## Aim
Give again, word for word, each line from the top of the listing through the line that holds "1980, 1985, 1990, 1995, 2000, 2005, 2010, 2015];".

## Supplied material

———

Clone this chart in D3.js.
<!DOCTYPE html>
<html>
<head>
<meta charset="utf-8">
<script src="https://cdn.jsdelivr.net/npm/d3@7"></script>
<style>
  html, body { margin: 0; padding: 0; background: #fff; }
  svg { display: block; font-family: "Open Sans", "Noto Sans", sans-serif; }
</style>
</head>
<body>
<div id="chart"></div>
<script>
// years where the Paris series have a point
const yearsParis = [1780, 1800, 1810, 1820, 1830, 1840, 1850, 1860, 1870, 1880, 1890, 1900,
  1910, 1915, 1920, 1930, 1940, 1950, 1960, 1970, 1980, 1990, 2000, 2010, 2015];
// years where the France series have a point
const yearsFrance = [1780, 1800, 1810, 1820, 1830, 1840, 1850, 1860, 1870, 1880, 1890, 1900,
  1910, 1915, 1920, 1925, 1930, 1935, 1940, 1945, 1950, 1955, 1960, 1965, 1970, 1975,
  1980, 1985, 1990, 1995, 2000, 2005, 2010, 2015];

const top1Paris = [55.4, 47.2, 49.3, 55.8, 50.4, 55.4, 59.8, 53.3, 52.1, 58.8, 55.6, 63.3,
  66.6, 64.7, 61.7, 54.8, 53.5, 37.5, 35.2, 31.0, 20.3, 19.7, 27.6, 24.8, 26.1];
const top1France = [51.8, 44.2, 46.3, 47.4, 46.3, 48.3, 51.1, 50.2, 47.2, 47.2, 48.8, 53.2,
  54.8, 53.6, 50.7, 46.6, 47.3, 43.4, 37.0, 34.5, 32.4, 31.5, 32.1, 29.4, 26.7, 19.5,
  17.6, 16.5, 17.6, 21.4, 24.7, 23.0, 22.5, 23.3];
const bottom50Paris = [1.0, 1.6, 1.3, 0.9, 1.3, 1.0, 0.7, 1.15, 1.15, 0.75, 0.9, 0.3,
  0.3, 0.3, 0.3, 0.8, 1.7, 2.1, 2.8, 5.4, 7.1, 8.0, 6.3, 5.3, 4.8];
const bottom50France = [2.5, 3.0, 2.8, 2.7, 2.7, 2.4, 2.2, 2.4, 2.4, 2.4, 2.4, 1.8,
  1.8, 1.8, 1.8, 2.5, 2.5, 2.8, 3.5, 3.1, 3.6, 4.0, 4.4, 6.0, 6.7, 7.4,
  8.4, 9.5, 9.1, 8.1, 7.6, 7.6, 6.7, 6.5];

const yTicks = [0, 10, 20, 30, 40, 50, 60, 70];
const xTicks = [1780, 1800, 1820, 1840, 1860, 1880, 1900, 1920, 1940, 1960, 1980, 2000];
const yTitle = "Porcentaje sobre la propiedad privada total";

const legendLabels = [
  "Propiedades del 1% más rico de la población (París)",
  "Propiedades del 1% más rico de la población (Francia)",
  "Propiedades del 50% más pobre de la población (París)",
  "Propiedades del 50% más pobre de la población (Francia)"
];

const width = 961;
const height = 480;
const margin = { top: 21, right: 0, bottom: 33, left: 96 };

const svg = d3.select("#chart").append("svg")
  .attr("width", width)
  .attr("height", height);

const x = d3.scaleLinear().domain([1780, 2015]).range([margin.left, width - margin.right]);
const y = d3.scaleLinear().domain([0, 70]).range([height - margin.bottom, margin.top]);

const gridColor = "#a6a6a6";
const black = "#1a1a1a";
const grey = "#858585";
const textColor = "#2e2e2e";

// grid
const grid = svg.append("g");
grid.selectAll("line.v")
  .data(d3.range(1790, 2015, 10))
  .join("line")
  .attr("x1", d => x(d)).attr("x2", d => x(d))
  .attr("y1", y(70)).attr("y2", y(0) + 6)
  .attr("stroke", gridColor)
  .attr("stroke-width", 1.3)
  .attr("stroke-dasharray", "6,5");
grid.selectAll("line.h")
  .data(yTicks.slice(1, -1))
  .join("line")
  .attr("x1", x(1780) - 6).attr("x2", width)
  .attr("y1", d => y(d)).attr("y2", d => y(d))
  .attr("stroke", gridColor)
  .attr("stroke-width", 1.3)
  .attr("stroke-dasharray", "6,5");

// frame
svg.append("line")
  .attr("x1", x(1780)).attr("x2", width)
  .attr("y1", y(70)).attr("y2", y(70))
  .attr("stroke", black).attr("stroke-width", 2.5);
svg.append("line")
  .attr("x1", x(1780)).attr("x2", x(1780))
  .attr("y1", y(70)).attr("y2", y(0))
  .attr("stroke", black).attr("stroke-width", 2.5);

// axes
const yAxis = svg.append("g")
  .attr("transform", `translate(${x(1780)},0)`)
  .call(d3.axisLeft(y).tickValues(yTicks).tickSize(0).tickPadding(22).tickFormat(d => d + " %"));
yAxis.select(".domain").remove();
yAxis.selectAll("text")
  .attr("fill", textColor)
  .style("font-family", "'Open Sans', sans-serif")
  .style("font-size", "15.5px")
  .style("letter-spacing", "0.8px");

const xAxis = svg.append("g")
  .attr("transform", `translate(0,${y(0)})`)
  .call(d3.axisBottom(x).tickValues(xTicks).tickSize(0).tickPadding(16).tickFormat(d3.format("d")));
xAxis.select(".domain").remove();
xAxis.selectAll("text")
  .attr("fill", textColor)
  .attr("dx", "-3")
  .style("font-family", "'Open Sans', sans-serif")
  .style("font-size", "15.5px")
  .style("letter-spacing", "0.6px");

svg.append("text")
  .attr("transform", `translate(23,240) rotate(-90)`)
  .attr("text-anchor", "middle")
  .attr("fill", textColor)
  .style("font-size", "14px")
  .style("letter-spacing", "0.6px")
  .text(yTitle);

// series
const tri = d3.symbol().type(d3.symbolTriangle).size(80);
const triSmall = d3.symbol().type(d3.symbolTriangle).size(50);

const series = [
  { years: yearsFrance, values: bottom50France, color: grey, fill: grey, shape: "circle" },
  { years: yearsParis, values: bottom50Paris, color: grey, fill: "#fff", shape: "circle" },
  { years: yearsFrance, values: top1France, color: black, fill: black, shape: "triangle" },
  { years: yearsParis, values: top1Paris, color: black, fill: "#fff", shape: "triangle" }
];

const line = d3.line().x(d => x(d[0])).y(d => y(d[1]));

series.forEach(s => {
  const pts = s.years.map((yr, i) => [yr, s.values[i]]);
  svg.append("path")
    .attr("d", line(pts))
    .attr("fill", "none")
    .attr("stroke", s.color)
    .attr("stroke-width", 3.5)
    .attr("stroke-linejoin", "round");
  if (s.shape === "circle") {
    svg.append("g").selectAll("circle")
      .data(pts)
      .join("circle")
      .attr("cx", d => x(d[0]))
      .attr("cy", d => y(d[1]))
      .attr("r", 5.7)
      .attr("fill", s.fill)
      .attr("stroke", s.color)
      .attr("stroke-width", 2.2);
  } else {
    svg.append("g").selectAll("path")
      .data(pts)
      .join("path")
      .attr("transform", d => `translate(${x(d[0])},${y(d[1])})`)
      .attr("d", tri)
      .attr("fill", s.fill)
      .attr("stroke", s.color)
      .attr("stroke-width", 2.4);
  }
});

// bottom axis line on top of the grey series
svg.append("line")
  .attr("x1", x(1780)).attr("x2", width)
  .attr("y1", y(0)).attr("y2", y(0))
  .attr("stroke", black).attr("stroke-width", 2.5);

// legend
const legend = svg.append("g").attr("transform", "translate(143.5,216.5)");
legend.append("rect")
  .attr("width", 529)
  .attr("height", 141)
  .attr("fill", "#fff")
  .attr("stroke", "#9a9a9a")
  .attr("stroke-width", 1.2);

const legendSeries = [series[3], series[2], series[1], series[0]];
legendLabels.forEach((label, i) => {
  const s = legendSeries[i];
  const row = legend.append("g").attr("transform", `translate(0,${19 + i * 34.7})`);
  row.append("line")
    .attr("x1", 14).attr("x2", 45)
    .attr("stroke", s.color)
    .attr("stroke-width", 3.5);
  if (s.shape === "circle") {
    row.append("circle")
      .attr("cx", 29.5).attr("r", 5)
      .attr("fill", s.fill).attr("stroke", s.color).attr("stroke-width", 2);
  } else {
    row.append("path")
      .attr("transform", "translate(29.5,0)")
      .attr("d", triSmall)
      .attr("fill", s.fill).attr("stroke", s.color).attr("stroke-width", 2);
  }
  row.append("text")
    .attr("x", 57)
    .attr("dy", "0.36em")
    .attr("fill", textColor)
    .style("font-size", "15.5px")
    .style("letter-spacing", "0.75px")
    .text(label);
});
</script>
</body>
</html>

———

## Solution to this exercise
Clone this chart in D3.js.
<!DOCTYPE html>
<html>
<head>
<meta charset="utf-8">
<script src="https://cdn.jsdelivr.net/npm/d3@7"></script>
<style>
  html, body { margin: 0; padding: 0; background: #fff; }
  svg { display: block; font-family: "Open Sans", "Noto Sans", sans-serif; }
</style>
</head>
<body>
<div id="chart"></div>
<script>
// years where the Paris series have a point
const yearsParis = [1780, 1800, 1810, 1820, 1830, 1840, 1850, 1860, 1870, 1880, 1890, 1900,
  1910, 1915, 1920, 1930, 1940, 1950, 1960, 1970, 1980, 1990, 2000, 2010, 2015];
// years where the France series have a point
const yearsFrance = [1780, 1800, 1810, 1820, 1830, 1840, 1850, 1860, 1870, 1880, 1890, 1900,
  1910, 1915, 1920, 1925, 1930, 1935, 1940, 1945, 1950, 1955, 1960, 1965, 1970, 1975,
  1980, 1985, 1990, 1995, 2000, 2005, 2010, 2015];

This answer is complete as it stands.